Nach Angaben der estnischen Grenzschutzbehörde verändere sich das Bett des Flusses Narva, sodass jeden Frühling die Markierungen für den Schiffsverkehr kontrolliert würden. Vor dem Beginn des vollumfänglichen Krieges Russlands gegen die Ukraine am 24. Februar 2022 seien die Bojen "weitgehend im gegenseitigen Einvernehmen" installiert worden.

2023 sei Russland nicht mehr mit der "estnischen Position bezüglich der Orte der Bojen" einverstanden gewesen. Estland habe die Bojen trotzdem so angebracht wie im Jahr 2022, damit estnische Fischer oder Freizeitsportler nicht versehentlich in russischen Gewässern landen, so Grenzschützer Purgel.

In diesem Jahr habe Russland mitgeteilt, mit der Positionierung von etwa der Hälfte der 250 Messmarken nicht einverstanden zu sein, heißt es in der estnischen Mitteilung.
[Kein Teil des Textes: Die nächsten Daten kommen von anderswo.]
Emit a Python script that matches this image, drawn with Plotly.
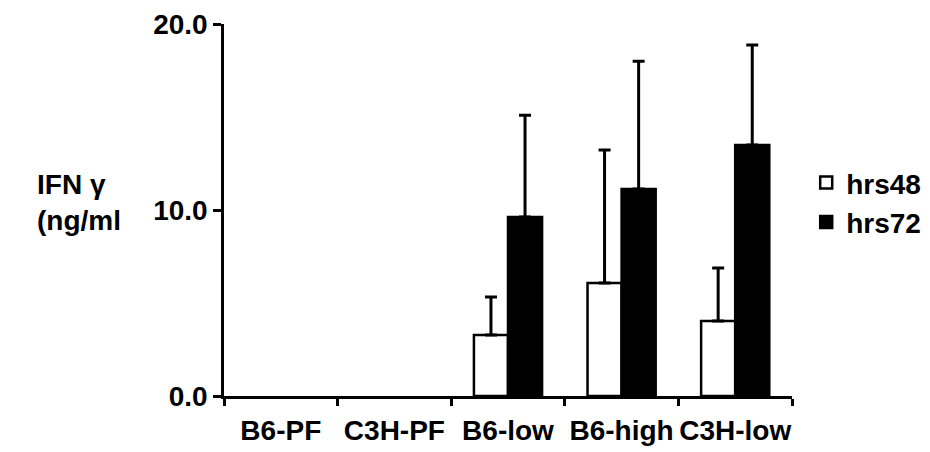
import plotly.graph_objects as go

categories = ["B6-PF", "C3H-PF", "B6-low", "B6-high", "C3H-low"]
hrs48 = [None, None, 3.28, 6.08, 4.03]
hrs48_err = [0, 0, 2.04, 7.15, 2.85]
hrs72 = [None, None, 9.62, 11.13, 13.5]
hrs72_err = [0, 0, 5.48, 6.87, 5.37]
zeros = [0, 0, 0, 0, 0]

FONT = "Liberation Sans, Arial, sans-serif"

fig = go.Figure()
fig.add_trace(go.Bar(
    name="hrs48", x=categories, y=hrs48,
    marker=dict(color="white", line=dict(color="black", width=2.5)),
    error_y=dict(type="data", symmetric=False, array=hrs48_err, arrayminus=zeros,
                 thickness=3, width=6, color="black"),
))
fig.add_trace(go.Bar(
    name="hrs72", x=categories, y=hrs72,
    marker=dict(color="black", line=dict(color="black", width=2.5)),
    error_y=dict(type="data", symmetric=False, array=hrs72_err, arrayminus=zeros,
                 thickness=3, width=6, color="black"),
))

fig.update_layout(
    width=930, height=452,
    margin=dict(l=216, r=130, t=16, b=64),
    paper_bgcolor="white", plot_bgcolor="white",
    barmode="group", bargap=0.4, bargroupgap=0,
    font=dict(family=FONT, size=28, color="black", weight="bold"),
    showlegend=True,
    legend=dict(x=1.025, y=0.64, xanchor="left", yanchor="top",
                font=dict(family=FONT, size=28, color="black", weight="bold"),
                bgcolor="rgba(0,0,0,0)", itemwidth=30, tracegroupgap=0),
    xaxis=dict(
        showline=True, linecolor="black", linewidth=2.5, automargin=False,
        ticks="outside", tickson="boundaries", ticklen=7, tickwidth=2.5, tickcolor="black",
        showgrid=False, zeroline=False, tickangle=0, ticklabelstandoff=8,
        tickfont=dict(family=FONT, size=28, color="black", weight="bold"),
    ),
    yaxis=dict(
        range=[0, 20], tickvals=[0, 10, 20], tickformat=".1f", automargin=False,
        showline=True, linecolor="black", linewidth=2.5,
        ticks="outside", ticklen=8, tickwidth=2.5, tickcolor="black",
        showgrid=False, zeroline=False,
        tickfont=dict(family=FONT, size=28, color="black", weight="bold"),
    ),
    annotations=[dict(
        text="IFN γ<br>(ng/ml", xref="paper", yref="paper",
        x=-0.332, y=0.52, xanchor="left", yanchor="middle", align="left",
        showarrow=False,
        font=dict(family=FONT, size=28, color="black", weight="bold"),
    )],
)

fig.write_html("out.html")
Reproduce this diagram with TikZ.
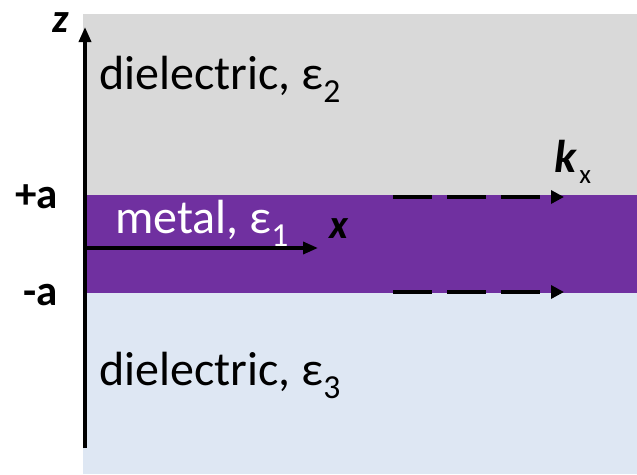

Estland habe am 13. Mai dennoch die ersten 50 Leuchtbojen in der Narva angebracht, und zwar an jenen Stellen, auf die sich beide Seiten 2022 geeinigt hätten. "Der estnische Grenzschutz erwartet nun, dass Russland Beweise vorlegt, dass sich die bisher vereinbarte Schifffahrtsroute verändert hat", teilte Eerik Purgel mit. Sollten keine Belege präsentiert werden, werde Estland die Installation von Bojen fortsetzen.